We have engaged H.C. Wainwright & Co., LLC (the “placement agent”) to act as our exclusive placement agent in connection with this offering. The placement agent has agreed to use its reasonable best efforts to arrange for the sale of the securities offered by this prospectus. The placement agent is not purchasing or selling any of the securities we are offering, and the placement agent is not required to arrange the purchase or sale of any specific number or dollar amount of securities. We have agreed to pay to the placement agent the placement agent fees set forth in the table below, which assumes that we sell all of the securities offered by this prospectus. There is no arrangement for funds to be received in escrow, trust or similar arrangement. There is no minimum offering requirement. We will bear all costs associated with the offering. See “Plan of Distribution” on page 18 of this prospectus for more information regarding these arrangements.

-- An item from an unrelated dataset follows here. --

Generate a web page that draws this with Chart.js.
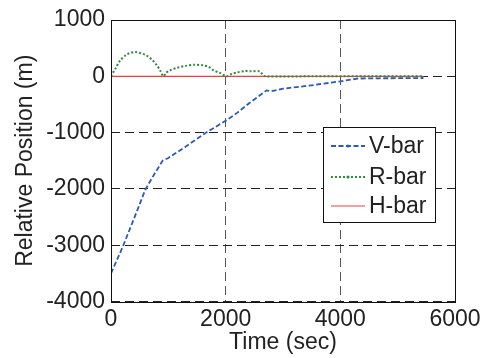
<!DOCTYPE html>
<html>
<head>
<meta charset="utf-8">
<script src="https://cdn.jsdelivr.net/npm/chart.js@4/dist/chart.umd.min.js"></script>
<style>
  html, body { margin: 0; padding: 0; background: #fff; }
  #wrap { width: 485px; height: 358px; }
</style>
</head>
<body>
<div id="wrap"><canvas id="grafica" width="485" height="358"></canvas></div>
<script>
// Datos (tiempo en s, posicion en m)
var vbarTime = [0, 200, 420, 600, 760, 900, 1000, 1300, 1660, 2000, 2200, 2420, 2715, 2800, 3000, 3500, 4000, 4300, 4800, 5450];
var vbarPos  = [-3500, -3040, -2480, -2010, -1730, -1500, -1450, -1250, -1000, -790, -650, -470, -250, -265, -220, -160, -90, -40, -35, -30];

var rbarTime = [0, 80, 160, 250, 330, 420, 520, 620, 720, 800, 860, 912, 960, 1030, 1150, 1300, 1465, 1600, 1700, 1790, 1900, 2017, 2100, 2200, 2330, 2450, 2590, 2640, 2685, 3500, 4500, 5450];
var rbarPos  = [0, 140, 280, 370, 415, 430, 410, 370, 290, 195, 100, 0, 60, 105, 150, 185, 205, 195, 170, 105, 60, 0, 40, 70, 92, 90, 88, 40, 0, 0, 0, 0];

var hbarTime = [0, 5450];
var hbarPos  = [0, 0];

var etiquetas = ['V-bar', 'R-bar', 'H-bar'];
var colores = ['#2a5bb8', '#2e8b40', '#ee4040'];

var xTicks = [0, 2000, 4000, 6000];
var yTicks = [-4000, -3000, -2000, -1000, 0, 1000];

var fuente = 'Liberation Sans, Arial, Helvetica, sans-serif';
var tam = 23;

function puntos(xs, ys) {
    return xs.map(function (x, i) { return { x: x, y: ys[i] }; });
}

// Caja del grafico y leyenda dibujadas a mano
var cajaPlugin = {
    id: 'caja',
    afterDraw: function (chart) {
        var ctx = chart.ctx;
        var a = chart.chartArea;
        ctx.save();
        ctx.strokeStyle = '#111';
        ctx.lineWidth = 1;
        ctx.setLineDash([]);
        ctx.strokeRect(Math.round(a.left) + 0.5, Math.round(a.top) + 0.5,
            Math.round(a.right - a.left), Math.round(a.bottom - a.top));

        // leyenda
        var bx = 323.5, by = 127.5, bw = 112, bh = 95;
        ctx.fillStyle = '#fff';
        ctx.fillRect(bx, by, bw, bh);
        ctx.strokeRect(bx, by, bw, bh);
        var filas = [146, 177, 206];
        ctx.font = tam + 'px ' + fuente;
        ctx.textBaseline = 'middle';
        ctx.textAlign = 'left';
        chart.data.datasets.forEach(function (ds, i) {
            var y = filas[i];
            ctx.strokeStyle = ds.borderColor;
            ctx.lineWidth = ds.borderWidth;
            ctx.setLineDash(ds.borderDash || []);
            ctx.beginPath();
            ctx.moveTo(331, y);
            ctx.lineTo(365, y);
            ctx.stroke();
            if (i < 2) {
                ctx.fillStyle = ds.borderColor;
                ctx.beginPath();
                ctx.arc(348, y, 1.6, 0, Math.PI * 2);
                ctx.fill();
            }
            ctx.setLineDash([]);
            ctx.fillStyle = '#222';
            ctx.fillText(ds.label, 369, y + 1);
        });
        ctx.restore();
    }
};

var ctx = document.getElementById('grafica').getContext('2d');
var grafica = new Chart(ctx, {
    type: 'line',
    data: {
        datasets: [{
            label: etiquetas[0],
            data: puntos(vbarTime, vbarPos),
            borderColor: colores[0],
            borderWidth: 1.8,
            borderDash: [5, 2.5],
            pointRadius: 0,
            fill: false,
            tension: 0
        }, {
            label: etiquetas[1],
            data: puntos(rbarTime, rbarPos),
            borderColor: colores[1],
            borderWidth: 2,
            borderDash: [2, 2],
            pointRadius: 0,
            fill: false,
            tension: 0.3
        }, {
            label: etiquetas[2],
            data: puntos(hbarTime, hbarPos),
            borderColor: colores[2],
            borderWidth: 1.2,
            pointRadius: 0,
            fill: false
        }]
    },
    options: {
        responsive: false,
        animation: false,
        layout: { padding: { top: 20, right: 30, left: 0, bottom: 0 } },
        plugins: {
            legend: { display: false },
            tooltip: { enabled: false }
        },
        scales: {
            x: {
                type: 'linear',
                min: 0,
                max: 6000,
                afterBuildTicks: function (s) { s.ticks = xTicks.map(function (v) { return { value: v }; }); },
                afterFit: function (s) { s.height = 56.5; },
                ticks: { color: '#222', padding: 4, font: { size: tam, family: fuente }, callback: function (v) { return String(v); } },
                grid: { color: '#555', lineWidth: 1, drawTicks: false },
                border: { display: false, dash: [9, 5] },
                title: { display: true, text: 'Time (sec)', color: '#222', padding: { top: 0, bottom: 2 }, font: { size: tam, family: fuente } }
            },
            y: {
                min: -4000,
                max: 1000,
                afterBuildTicks: function (s) { s.ticks = yTicks.map(function (v) { return { value: v }; }); },
                afterFit: function (s) { s.width = 111; },
                ticks: { color: '#222', padding: 6, font: { size: tam, family: fuente }, callback: function (v) { return String(v); } },
                grid: { color: '#222', lineWidth: 1, drawTicks: false },
                border: { display: false, dash: [9, 5] },
                title: { display: true, text: 'Relative Position (m)', color: '#222', padding: { top: 12, bottom: 0 }, font: { size: tam, family: fuente } }
            }
        }
    },
    plugins: [cajaPlugin]
});
</script>
</body>
</html>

Our common stock is currently listed on the Nasdaq Capital Market under the symbol “BNGO.” On September 15, 2025, the closing price of our common stock on the Nasdaq Capital Market was $2.77 per share. There is no established public trading market for the Pre-Funded Warrants or Warrants that are part of this offering, and we do not expect a market to develop. We do not intend to apply for listing of the Pre-Funded Warrants or Warrants on any securities exchange or other nationally recognized trading system. Without an active trading market, the liquidity of the Pre-Funded Warrants and Warrants will be limited.
You should read this prospectus, together with additional information described under the headings “Information Incorporated by Reference” and “Where You Can Find More Information,” carefully before you invest in any of our securities.